Le livre 2 continue sur la même lancée, mais l’écart entre le vrai David et le messie du psaume 2 se creuse toujours plus (Ps 51). Nous trouvons ainsi un David âgé et usé à la fin de ce livre (Ps 71). Cependant, il y a de l’espoir en la descendance du roi au travers de la personne de Salomon (Ps 45, 72). Cette attente envers le roi Salomon est malheureusement elle aussi brisée dans le livre 3.

Ce livre est le plus sombre du Psautier. On peut sentir le ton insistant et l’urgence de la situation dans les paroles du psalmiste (Ps 73). L’ombre de l’exil se fait toujours plus pesante au fur et à mesure de la lecture. Le psalmiste s’angoisse (Ps 74), et c’est le désespoir qui l’emporte à la fin avec le psaume qu’on appelle « le mouton noir » du Psautier (Ps 88). Cependant, tout n’est peut-être pas perdu pour le peuple élu. En effet, la figure énigmatique du serviteur souffrant du Seigneur refait son apparition (Ps 86) et provoque le questionnement du psalmiste au milieu de sa lamentation (Ps 89).
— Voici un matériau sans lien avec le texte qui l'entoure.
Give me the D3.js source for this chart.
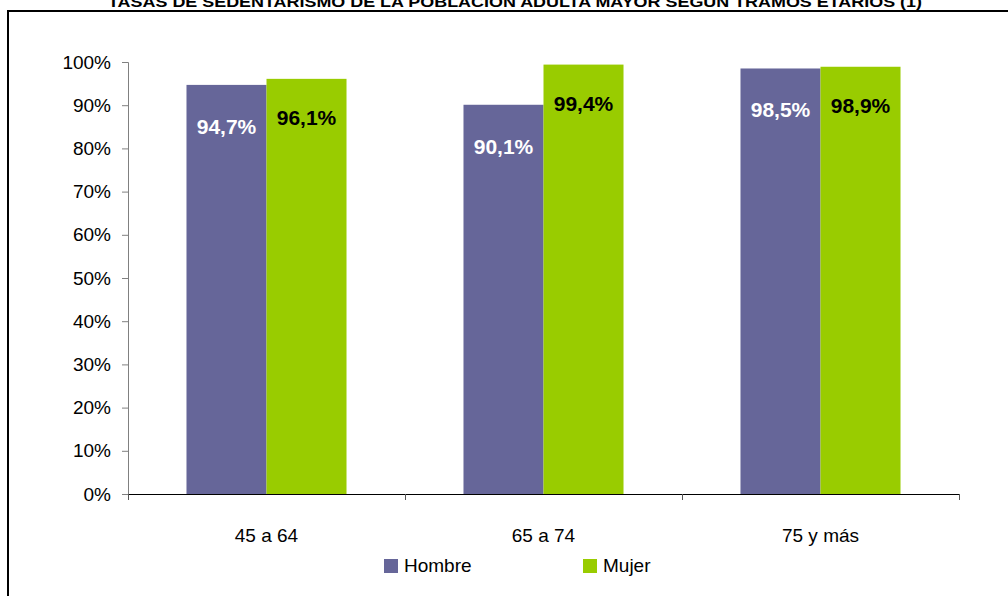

Ce dernier va recevoir une réponse dans ce qui constitue le livre 4.

Ce livre peut être considéré comme le centre, le cœur théologique du psautier. En effet, dans ce quatrième livre, l’espoir renaît. Non pas parce que le psalmiste compte sur ses propres forces ou celles de son peuple, mais parce qu’il tourne ses regards vers le passé et se souvient de l’alliance de Dieu avec Abraham et des promesses qui y sont attachées. De plus, ce livre qui s’ouvre (Ps 90) et se conclut (Ps 106) avec Moïse appelle le lecteur à retourner à la méditation de la loi de Dieu. Les grands thèmes du Pentateuque sont très présents, comme la création (Ps 104) et l’exode (Ps 90). Parce que Dieu est « fidèle », il accomplira ce qu’il a promis à Abraham (Ps 90.14 ; cf. Ex 32 ; Dt 9). De plus, le trône davidique étant vide, c’est maintenant Dieu lui-même qui est le roi et qui exerce son règne souverain. Cependant, tout comme David, le médiateur Moïse n’est pas exempt de péchés et de reproches (Ps 106). Cela signifie qu’un médiateur plus grand doit encore venir. Peut-être pouvons-nous apercevoir la figure du serviteur souffrant du prophète Ésaïe dans le psaume 102 ? Il n’y a pas la réponse au problème du peuple dans ce livre, mais naît progressivement une espérance messianique fondée sur l’alliance abrahamique.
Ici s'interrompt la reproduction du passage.